Clever Hearts is an intelligent and sympathetic account of the marriage, co-written by the MacCarthys’ grandson and his wife, and it seems in no doubt that, for all their quarrels and estrangements, Desmond and Molly were a perfect match. It is certainly true that the pair stuck together and were very close towards the end (after Desmond had put a stop to the one non-trivial affair that did threaten to break up the marriage), but rather too many of their energetic years seem to have been spent in useless conflict. If the question really is ‘Why didn’t Desmond deliver?’ then we perhaps ought not to shrink from wondering what might have been if he had married someone else. After all, he did once advise Cyril Connolly to marry a woman who attracted him in preference to one he rather liked. And easily the most affecting document quoted by the Cecils is a letter from Molly on the matter of her sexual loneliness:
You see at the bottom of it all is something that I daily want to tell you in a serious way but feel sensitive about saying ... that I myself have felt almost daily for about a year a great wish to go to bed with you but am too proud seriously to ask it.
You seem so cold that it has passed by quite unrealised by you that in the last 3 years I have only twice been to bed with you. This at the most passionate age in my life, (I can tell from my feelings) when I feel force of life dying within me of starvation, deafness coming, morbidness getting a clutch on me. But I do not reproach. I suppose it can’t be helped that you cannot wish it for yourself, but I think you ought to face this with me with dignity and seriousness. (I have been hurt that you have not realised that under light words, I have been feeling acutely really.)
I feel that I have lately been relegated to the light chaffy side of you. You do not give me any serious life at all ... But dearest I love only you in this world, even more than Bumpy [their son, Dermod] – if I lost you I would simply lose life; therefore you must help me to make your life happy by helping me to be generous ... But how to do it? Oh God. It is no use the way you pass it off in chaff ...
There is no record of his response but written on the letter’s envelope there is a further plea from Molly: ‘Don’t leave this about. Found in the bathroom.’

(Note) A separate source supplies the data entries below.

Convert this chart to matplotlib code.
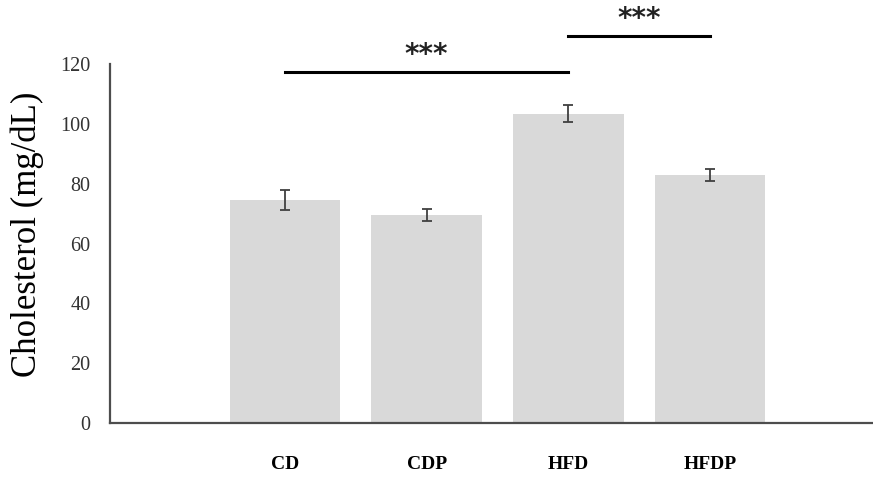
import numpy as np
import matplotlib.pyplot as plt

groups = ['CD', 'CDP', 'HFD', 'HFDP']
means = [74.5, 69.5, 103.5, 83.0]
errs = [3.3, 2.0, 3.0, 2.0]
ticks = [0, 20, 40, 60, 80, 100, 120]

plt.rcParams['font.family'] = ['Liberation Serif', 'DejaVu Serif']

fig = plt.figure(figsize=(8.73, 4.79), dpi=100)
ax = fig.add_axes([0.126, 0.117, 0.874, 0.749])

x = np.arange(len(groups))
ax.bar(x, means, width=0.78, color='#d9d9d9')
ax.errorbar(x, means, yerr=errs, fmt='none', ecolor='#404040',
            elinewidth=1.3, capsize=3.5, capthick=1.3)

ax.set_xlim(-1.235, 4.15)
ax.set_ylim(0, 120)
ax.set_yticks(ticks)
ax.set_xticks(x)
ax.set_xticklabels(groups, fontweight='bold', fontsize=14)
ax.tick_params(axis='x', length=0, pad=24)
ax.tick_params(axis='y', length=0, pad=14, labelsize=14.5, labelcolor='#333333')
for s in ['top', 'right']:
    ax.spines[s].set_visible(False)
for s in ['left', 'bottom']:
    ax.spines[s].set_color('#4d4d4d')
    ax.spines[s].set_linewidth(1.6)
ax.set_ylabel('Cholesterol (mg/dL)', fontsize=25)
ax.yaxis.set_label_coords(-0.086, 0.525)

# significance bars
star_font = dict(ha='center', va='bottom', fontsize=20, fontweight='bold',
                 family='DejaVu Sans', color='#222222')
ax.plot([0, 2], [117.3, 117.3], color='black', lw=2.2, clip_on=False)
ax.text(1, 118.5, '***', **star_font)
ax.plot([2, 3], [129.3, 129.3], color='black', lw=2.2, clip_on=False)
ax.text(2.5, 130.5, '***', **star_font)

fig.savefig('out.png', dpi=100)
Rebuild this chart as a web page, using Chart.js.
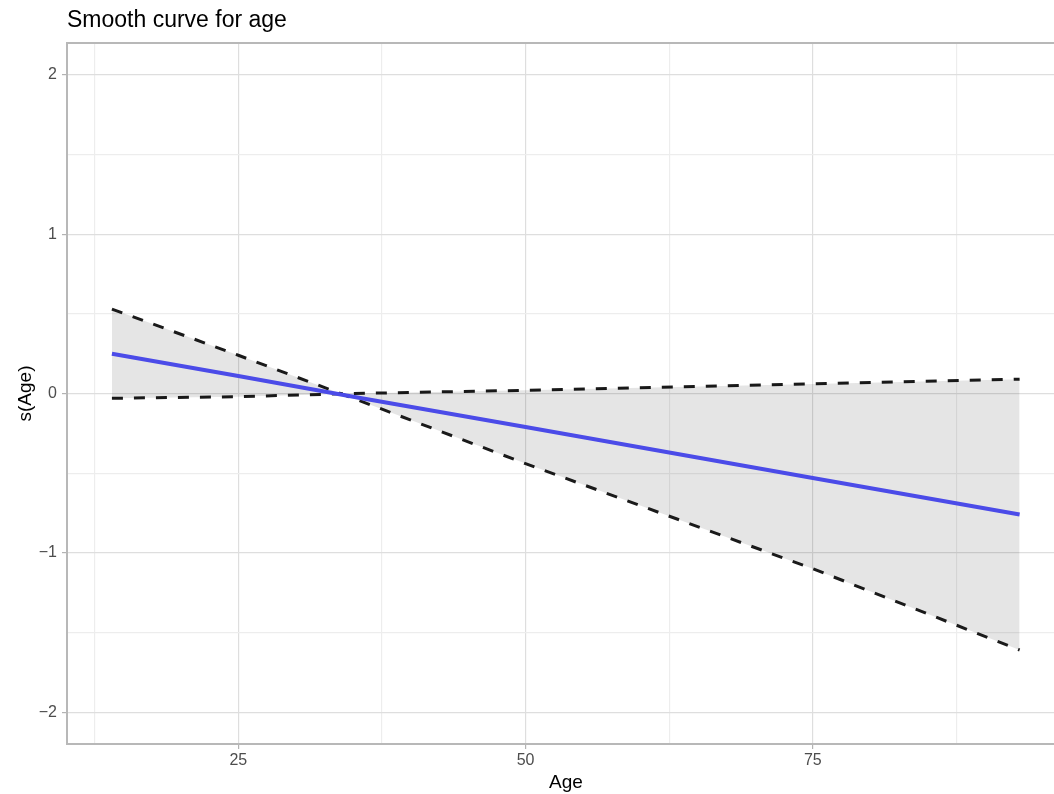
<!DOCTYPE html>
<html>
<head>
<meta charset="utf-8">
<script src="https://cdn.jsdelivr.net/npm/chart.js@4/dist/chart.umd.min.js"></script>
<style>
  html, body { margin: 0; padding: 0; background: #fff; overflow: hidden; }
  #wrap { width: 1054px; height: 794px; overflow: hidden; position: relative; }
  canvas { display: block; }
</style>
</head>
<body>
<div id="wrap"><canvas id="smoothChart" width="1066" height="794"></canvas></div>
<script>
// values
const chartTitle = 'Smooth curve for age';
const ages = [14, 25, 35, 50, 75, 93];
const fitValues = [0.25, 0.11, -0.02, -0.21, -0.53, -0.76];
const bandSteep = [0.53, 0.24, -0.03, -0.44, -1.10, -1.61];
const bandFlat = [-0.03, -0.02, 0.0, 0.02, 0.06, 0.09];

const xMajorTicks = [25, 50, 75];
const xMinorTicks = [12.5, 37.5, 62.5, 87.5];
const yMajorTicks = [-2, -1, 0, 1, 2];
const yMinorTicks = [-1.5, -0.5, 0.5, 1.5];

const FONT = '"Liberation Sans", Arial, sans-serif';
const toPoints = (ys) => ages.map((age, i) => ({ x: age, y: ys[i] }));
const gridColor = (majors) => (ctx) => (ctx.tick && majors.includes(ctx.tick.value) ? '#dedede' : '#ededed');
const tickColor = (majors) => (ctx) => (ctx.tick && majors.includes(ctx.tick.value) ? '#b3b3b3' : 'rgba(0,0,0,0)');
const minusSign = (v) => String(v).replace('-', '\u2212');

const framePlugin = {
  id: 'frame',
  afterDraw(chart) {
    const { ctx, chartArea } = chart;
    ctx.save();
    ctx.strokeStyle = '#b8b8b8';
    ctx.lineWidth = 2;
    ctx.strokeRect(chartArea.left, chartArea.top, chartArea.right - chartArea.left, chartArea.bottom - chartArea.top);
    ctx.fillStyle = '#000';
    ctx.font = '23px ' + FONT;
    ctx.textBaseline = 'alphabetic';
    ctx.textAlign = 'left';
    ctx.fillText(chartTitle, 67, 27);
    ctx.restore();
  },
};

new Chart(document.querySelector('#smoothChart'), {
  type: 'line',
  data: {
    datasets: [
      { label: 's(Age)', data: toPoints(fitValues), borderColor: '#4b4be8', borderWidth: 4, pointRadius: 0, fill: false },
      { label: 'band A', data: toPoints(bandSteep), borderColor: '#1a1a1a', borderWidth: 3, borderDash: [11, 11], pointRadius: 0, fill: '+1', backgroundColor: 'rgba(0,0,0,0.1)' },
      { label: 'band B', data: toPoints(bandFlat), borderColor: '#1a1a1a', borderWidth: 3, borderDash: [11, 11], pointRadius: 0, fill: false },
    ],
  },
  options: {
    responsive: false,
    animation: false,
    devicePixelRatio: 1,
    layout: { padding: { top: 43, right: 1, left: 0, bottom: 0 } },
    plugins: { legend: { display: false }, tooltip: { enabled: false } },
    elements: { line: { tension: 0 } },
    scales: {
      x: {
        type: 'linear',
        min: 10.09,
        max: 96.95,
        afterBuildTicks: (scale) => {
          scale.ticks = [...xMinorTicks, ...xMajorTicks].sort((a, b) => a - b).map((value) => ({ value }));
        },
        afterFit: (scale) => { scale.height = 50; },
        border: { display: false },
        grid: { color: gridColor(xMajorTicks), tickColor: tickColor(xMajorTicks), tickLength: 5, lineWidth: 1.2 },
        ticks: {
          autoSkip: false,
          maxRotation: 0,
          padding: 2,
          color: '#4d4d4d',
          font: { family: FONT, size: 16 },
          callback: (value) => (xMajorTicks.includes(value) ? String(value) : ''),
        },
        title: { display: true, text: 'Age', color: '#000', font: { family: FONT, size: 19 }, padding: { top: 2, bottom: 0 } },
      },
      y: {
        min: -2.2,
        max: 2.2,
        afterBuildTicks: (scale) => {
          scale.ticks = [...yMinorTicks, ...yMajorTicks].sort((a, b) => a - b).map((value) => ({ value }));
        },
        afterFit: (scale) => { scale.width = 67; },
        border: { display: false },
        grid: { color: gridColor(yMajorTicks), tickColor: tickColor(yMajorTicks), tickLength: 5, lineWidth: 1.2 },
        ticks: {
          autoSkip: false,
          padding: 5,
          color: '#4d4d4d',
          font: { family: FONT, size: 16 },
          callback: (value) => (yMajorTicks.includes(value) ? minusSign(value) : ''),
        },
        title: { display: true, text: 's(Age)', color: '#000', font: { family: FONT, size: 19 }, padding: { top: 14, bottom: 0 } },
      },
    },
  },
  plugins: [framePlugin],
});
</script>
</body>
</html>
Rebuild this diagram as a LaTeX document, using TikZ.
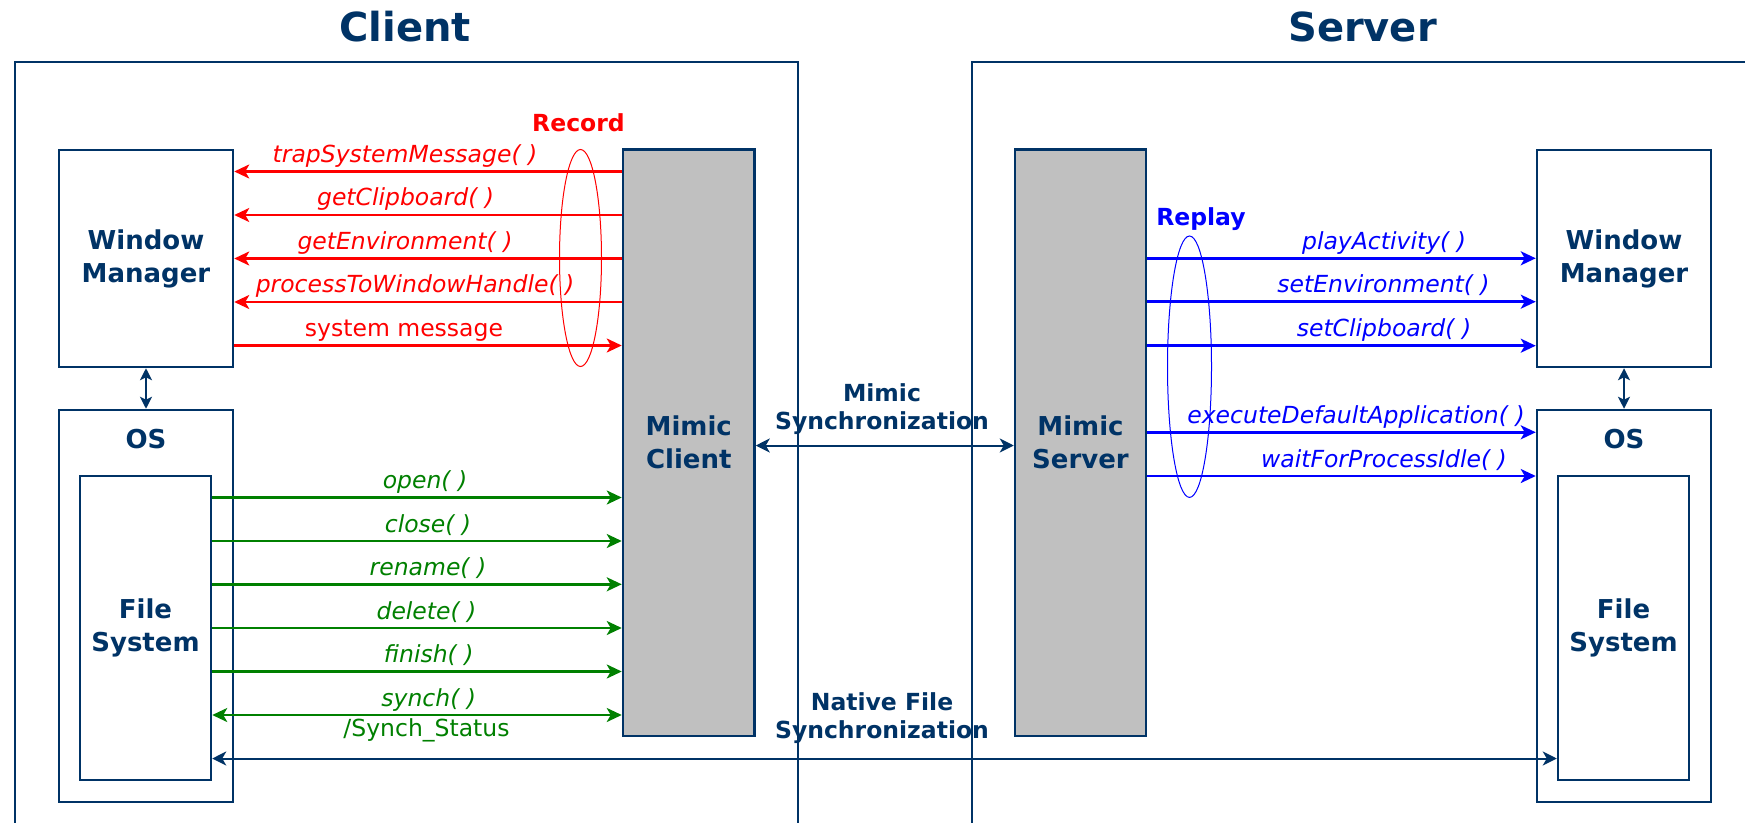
\documentclass[tikz,border=0pt]{standalone}
\usepackage{fontspec}
\setmainfont{DejaVu Sans}
\usetikzlibrary{arrows.meta}
\definecolor{navy}{RGB}{0,51,102}
\definecolor{boxgray}{RGB}{192,192,192}
\definecolor{recred}{RGB}{255,0,0}
\definecolor{repblue}{RGB}{0,0,255}
\definecolor{fsgreen}{RGB}{0,128,0}
\begin{document}
\begin{tikzpicture}[x=1pt,y=-1pt,
  frame/.style={draw=navy,line width=2pt},
  box/.style={draw=navy,line width=2.5pt,fill=white,inner sep=0pt,align=center,
    text=navy,font=\bfseries\fontsize{26}{33}\selectfont},
  mimicbox/.style={box,fill=boxgray},
  title/.style={text=navy,font=\bfseries\fontsize{40}{48}\selectfont,anchor=base,inner sep=0pt},
  boxlbl/.style={text=navy,font=\bfseries\fontsize{26}{33}\selectfont,anchor=base,inner sep=0pt},
  synclbl/.style={text=navy,font=\bfseries\fontsize{23.5}{28.5}\selectfont,align=center,inner sep=0pt},
  reclbl/.style={font=\bfseries\fontsize{23.5}{28}\selectfont,anchor=base,inner sep=0pt},
  fnlbl/.style={font=\itshape\fontsize{23.5}{28}\selectfont,anchor=base,inner sep=0pt},
  msglbl/.style={font=\fontsize{23.5}{28}\selectfont,anchor=base,inner sep=0pt},
  redarr/.style={draw=recred,line width=2.5pt,-{Stealth[length=15pt,width=14pt,inset=4pt]}},
  bluearr/.style={draw=repblue,line width=2.5pt,-{Stealth[length=15pt,width=14pt,inset=4pt]}},
  greenarr/.style={draw=fsgreen,line width=2.5pt,-{Stealth[length=15pt,width=14pt,inset=4pt]}},
  greendbl/.style={draw=fsgreen,line width=2.5pt,{Stealth[length=15pt,width=14pt,inset=4pt]}-{Stealth[length=15pt,width=14pt,inset=4pt]}},
  navydbl/.style={draw=navy,line width=2pt,{Stealth[length=14pt,width=14pt,inset=4pt]}-{Stealth[length=14pt,width=14pt,inset=4pt]}},
  smalldbl/.style={draw=navy,line width=2pt,{Stealth[length=12pt,width=12pt,inset=3pt]}-{Stealth[length=12pt,width=12pt,inset=3pt]}}
]
\useasboundingbox (0,0) rectangle (1745,822);
\clip (0,0) rectangle (1745,822);
\fill[white] (0,0) rectangle (1745,822);

% frames
\draw[frame] (15,840) -- (15,62) -- (798,62) -- (798,840);
\draw[frame] (971.6,840) -- (971.6,62) -- (1770,62);

% titles
\node[title] (tclient) at (405,41.7) {Client};
\node[title] (tserver) at (1362.5,41.7) {Server};

% client side boxes
\node[box,minimum width=174pt,minimum height=217pt] (wmL) at (146,258.5) {Window\\Manager};
\node[box,minimum width=174pt,minimum height=392pt] (osL) at (146,606) {};
\node[boxlbl] (osLt) at (146,448.3) {OS};
\node[box,minimum width=131pt,minimum height=304pt] (fsL) at (145.5,628) {File\\System};
\node[mimicbox,minimum width=131.5pt,minimum height=586.5pt] (mc) at (688.75,442.75) {Mimic\\Client};

% server side boxes
\node[mimicbox,minimum width=131pt,minimum height=586.5pt] (ms) at (1080.5,442.75) {Mimic\\Server};
\node[box,minimum width=174pt,minimum height=217pt] (wmR) at (1624,258.5) {Window\\Manager};
\node[box,minimum width=174pt,minimum height=392pt] (osR) at (1624,606) {};
\node[boxlbl] (osRt) at (1624,448.3) {OS};
\node[box,minimum width=131pt,minimum height=304pt] (fsR) at (1623.5,628) {File\\System};

% WM <-> OS
\draw[smalldbl] (wmL.south) -- (osL.north);
\draw[smalldbl] (wmR.south) -- (osR.north);

% red record arrows
\draw[redarr] (mc.west |- 0,171.5) -- (wmL.east |- 0,171.5);
\draw[redarr] (mc.west |- 0,215) -- (wmL.east |- 0,215);
\draw[redarr] (mc.west |- 0,258.5) -- (wmL.east |- 0,258.5);
\draw[redarr] (mc.west |- 0,302) -- (wmL.east |- 0,302);
\draw[redarr] (wmL.east |- 0,345.5) -- (mc.west |- 0,345.5);
\node[fnlbl,text=recred] (r1) at (405,162) {trapSystemMessage( )};
\node[fnlbl,text=recred] (r2) at (405.6,205.5) {getClipboard( )};
\node[fnlbl,text=recred] (r3) at (405,249) {getEnvironment( )};
\node[fnlbl,text=recred] (r4) at (415,292.5) {processToWindowHandle( )};
\node[msglbl,text=recred] (r5) at (404,336) {system message};
\node[reclbl,text=recred] (rec) at (578.5,131.7) {Record};
\draw[recred,line width=1pt] (580.5,258) ellipse [x radius=21pt, y radius=108.5pt];

% green file system arrows
\draw[greenarr] (fsL.east |- 0,497.5) -- (mc.west |- 0,497.5);
\draw[greenarr] (fsL.east |- 0,541) -- (mc.west |- 0,541);
\draw[greenarr] (fsL.east |- 0,584.3) -- (mc.west |- 0,584.3);
\draw[greenarr] (fsL.east |- 0,628) -- (mc.west |- 0,628);
\draw[greenarr] (fsL.east |- 0,671.5) -- (mc.west |- 0,671.5);
\draw[greendbl] (fsL.east |- 0,715) -- (mc.west |- 0,715);
\node[fnlbl,text=fsgreen] (g1) at (425,488.5) {open( )};
\node[fnlbl,text=fsgreen] (g2) at (428,532) {close( )};
\node[fnlbl,text=fsgreen] (g3) at (428,575.3) {rename( )};
\node[fnlbl,text=fsgreen] (g4) at (426.5,619) {delete( )};
\node[fnlbl,text=fsgreen] (g5) at (428.7,662.5) {finish( )};
\node[fnlbl,text=fsgreen] (g6) at (428.7,706) {synch( )};
\node[msglbl,text=fsgreen] (g7) at (426.5,736.7) {/Synch\_Status};

% blue replay arrows
\draw[bluearr] (ms.east |- 0,258.3) -- (wmR.west |- 0,258.3);
\draw[bluearr] (ms.east |- 0,301.7) -- (wmR.west |- 0,301.7);
\draw[bluearr] (ms.east |- 0,345.7) -- (wmR.west |- 0,345.7);
\draw[bluearr] (ms.east |- 0,432.3) -- (osR.west |- 0,432.3);
\draw[bluearr] (ms.east |- 0,476) -- (osR.west |- 0,476);
\node[fnlbl,text=repblue] (b1) at (1384,249.3) {playActivity( )};
\node[fnlbl,text=repblue] (b2) at (1383.5,292.7) {setEnvironment( )};
\node[fnlbl,text=repblue] (b3) at (1384,336.7) {setClipboard( )};
\node[fnlbl,text=repblue] (b4) at (1356,423) {executeDefaultApplication( )};
\node[fnlbl,text=repblue] (b5) at (1384,467) {waitForProcessIdle( )};
\node[reclbl,text=repblue] (rep) at (1201,225) {Replay};
\draw[repblue,line width=1pt] (1189.5,366.7) ellipse [x radius=22pt, y radius=130.7pt];

% synchronization arrows
\draw[navydbl] (mc.east |- 0,445.5) -- (ms.west |- 0,445.5);
\node[synclbl] (msync) at (882,409.3) {Mimic\\Synchronization};
\draw[navydbl] (fsL.east |- 0,758.5) -- (fsR.west |- 0,758.5);
\node[synclbl] (nsync) at (882,718) {Native File\\Synchronization};
\end{tikzpicture}
\end{document}
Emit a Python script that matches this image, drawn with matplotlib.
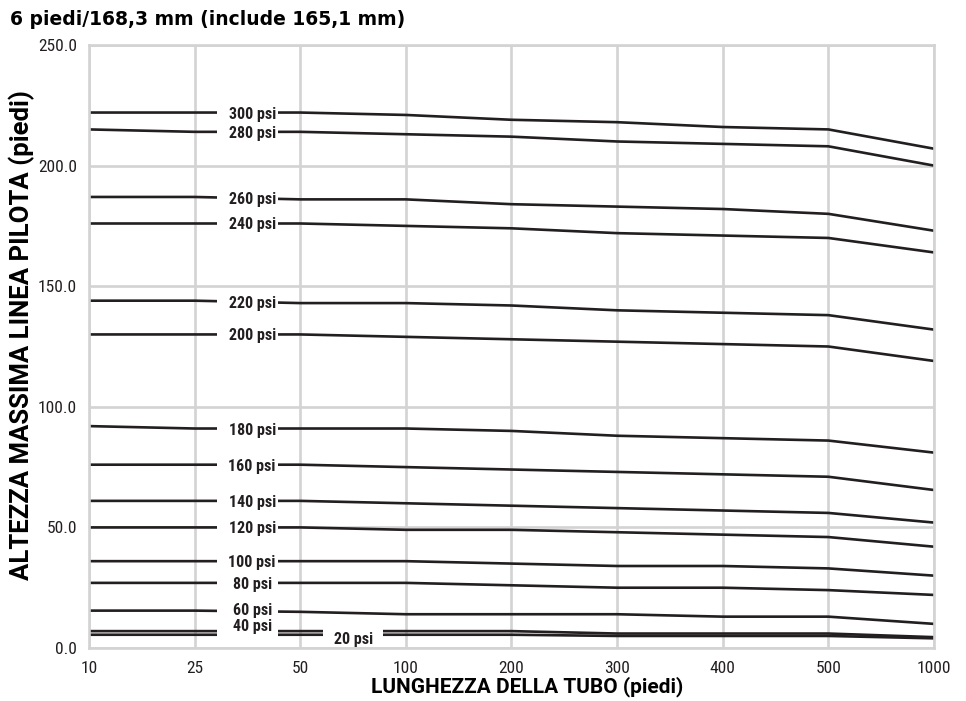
import numpy as np
from matplotlib import pyplot as plt
from matplotlib.patches import Rectangle

# lunghezza tubo (piedi) - categorie equispaziate
lengths = ['10', '25', '50', '100', '200', '300', '400', '500', '1000']

psi_labels = ['300 psi', '280 psi', '260 psi', '240 psi', '220 psi', '200 psi',
              '180 psi', '160 psi', '140 psi', '120 psi', '100 psi', '80 psi',
              '60 psi', '40 psi', '20 psi']

p300 = [222, 222, 222, 221, 219, 218, 216, 215, 207]
p280 = [215, 214, 214, 213, 212, 210, 209, 208, 200]
p260 = [187, 187, 186, 186, 184, 183, 182, 180, 173]
p240 = [176, 176, 176, 175, 174, 172, 171, 170, 164]
p220 = [144, 144, 143, 143, 142, 140, 139, 138, 132]
p200 = [130, 130, 130, 129, 128, 127, 126, 125, 119]
p180 = [92, 91, 91, 91, 90, 88, 87, 86, 81]
p160 = [76, 76, 76, 75, 74, 73, 72, 71, 65.5]
p140 = [61, 61, 61, 60, 59, 58, 57, 56, 52]
p120 = [50, 50, 50, 49, 49, 48, 47, 46, 42]
p100 = [36, 36, 36, 36, 35, 34, 34, 33, 30]
p80 = [27, 27, 27, 27, 26, 25, 25, 24, 22]
p60 = [15.5, 15.5, 15, 14, 14, 14, 13, 13, 10]
p40 = [7, 7, 7, 7, 7, 6, 6, 6, 4.5]
p20 = [5.5, 5.5, 5.5, 5.5, 5.5, 5, 5, 5, 4]

series = [p300, p280, p260, p240, p220, p200, p180, p160, p140,
          p120, p100, p80, p60, p40, p20]

ink = '#231f20'
grid_c = '#d3d3d3'
narrow = ['Roboto Condensed', 'Roboto', 'DejaVu Sans']
wide = ['Roboto', 'DejaVu Sans']

fig = plt.figure(figsize=(9.66, 7.01), dpi=100)
ax = fig.add_axes([0.0921, 0.0756, 0.8748, 0.8602])

x = np.arange(len(lengths))
for vals in series:
    ax.plot(x, vals, color=ink, linewidth=1.9, zorder=2, solid_capstyle='butt')

# etichette: la linea viene interrotta da un rettangolo bianco
for name, vals in zip(psi_labels, series):
    gx, tx, dy = 1.5, 1.545, 0
    if name == '60 psi':
        dy = 1.0
    if name == '40 psi':
        dy = 2.4
    if name == '20 psi':
        gx, tx, dy = 2.5, 2.505, -1.2
    ly = np.interp(gx, x, vals)
    if name in ('40 psi', '20 psi'):
        ax.add_patch(Rectangle((gx - 0.285, ly - 3.5), 0.57, 7.5, facecolor='white',
                               edgecolor='none', zorder=3))
    else:
        ax.add_patch(Rectangle((gx - 0.285, ly - 2.8), 0.57, 5.6, facecolor='white',
                               edgecolor='none', zorder=3))
    ax.text(tx, ly + dy, name, ha='center', va='center_baseline', fontsize=11.5,
            fontweight='bold', family=narrow, color=ink, zorder=4)

ax.set_xlim(0, len(lengths) - 1)
ax.set_ylim(0, 250)
ax.set_xticks(x)
ax.set_xticklabels(lengths)
ax.set_yticks([0, 50, 100, 150, 200, 250])
ax.set_yticklabels(['%.1f' % v for v in [0, 50, 100, 150, 200, 250]])
ax.tick_params(axis='both', length=0, labelsize=12.5, labelcolor=ink)
ax.tick_params(axis='x', pad=9)
ax.tick_params(axis='y', pad=8.5)
for lab in ax.get_xticklabels() + ax.get_yticklabels():
    lab.set_family(narrow)

ax.grid(True, color=grid_c, linewidth=1.9, zorder=0)
ax.set_axisbelow(True)
for s in ax.spines.values():
    s.set_color(grid_c)
    s.set_linewidth(1.9)

ax.set_xlabel('LUNGHEZZA DELLA TUBO (piedi)', fontsize=15, fontweight='bold',
              family=wide, color='black')
ax.set_ylabel('ALTEZZA MASSIMA LINEA PILOTA (piedi)', fontsize=18.5, fontweight='bold',
              family=wide, color='black')
ax.xaxis.set_label_coords(0.519, -0.0464)
ax.yaxis.set_label_coords(-0.064, 0.519)

fig.text(0.0104, 0.972, '6 piedi/168,3 mm (include 165,1 mm)', fontsize=13.5,
         fontweight='bold', color='black', ha='left', va='center')

plt.savefig('out.png', dpi=100)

The Cecils are too fond of their subjects to take sides, but their tendency is to accept that Desmond was indeed the charming, exasperating failure he was said to be – a judgment that rather depends on believing in his original high gifts. To the uninvolved, the truth seems to be that of his type – the type being, I suppose, post-Edwardian belletrist – Desmond MacCarthy was a stylish and mostly honourable performer. He could be a witty, sometimes moving memoirist – on Henry James, for instance, or on the mood in London at the declaration of World War One – and several of his essays thoroughly deserve (as he might well have put it) not to be forgotten. Also, when he took the trouble, he was a persuasive ‘close reader’ (see his articles on Yeats and Chekhov). His pieces often tailed off near the end, or they might wearily jettison some critical point rather than risk seeming to enforce it. Partly this was to do with his famous indolence and unreliability: many a piece was written with the night-printer at his elbow. Partly it came from a journalist’s fear of boring his reader, from suddenly realising, two-thirds of the way through, that he had bitten off more than his thousand words could chew.
Of course, academic critics like Leavis would have been fortified in their contempt by special pleadings of this sort: if you really are a journalist, don’t call yourself a critic. And, they might have added, if you are a journalist, then kindly tread with caution when you are dealing with current events. MacCarthy in the late Twenties and early Thirties believed himself to be living through a ‘rather silly’ literary period. Gertrude Stein was one of the few authors able to ruffle his affable old feathers – ‘How, one asks in amazement, can anyone suppose this sort of writing to have any value?’ – and there was always just a trace of this amazement in his attitude to Eliot and Joyce: enough of a trace, anyway, for him to get sneered at for his fuddy-duddy views.
In fact, MacCarthy was fully alert to the importance of Ulysses and The Waste Land; he clearly knew what they were meant to be about and how they differed in quality from the works of Gertrude Stein. (Ulysses, he wrote, ‘contains more artistic dynamite than any book published in years. That dynamite is placed under the modern novel.’) His problem was that he found nothing in these writers to enjoy, and he genuinely distrusted those who said they did, and it was a short step from debunking the Literary Snob to finding himself custodian-elect of middlebrow literary opinion.
MacCarthy continued reviewing for the Sunday Times until he died, aged 75, in 1952, knighted at the last for his services to Criticism. By the late Fifties, when I first came across his name, he had been completely written off, or so it seemed. His books were out of print and Leavis’s influence was at its peak. It was not until 1984, when MacCarthy’s son-in-law, Lord David Cecil, edited a new selection of MacCarthy’s writings, that it occurred to me to find out about him for myself – i.e. to read something he had written. He turned out to be much sharper and funnier, and more stylish, than I had been led to believe – and far more likeable. And this was a good, if shaming lesson in the ways of literary prejudice.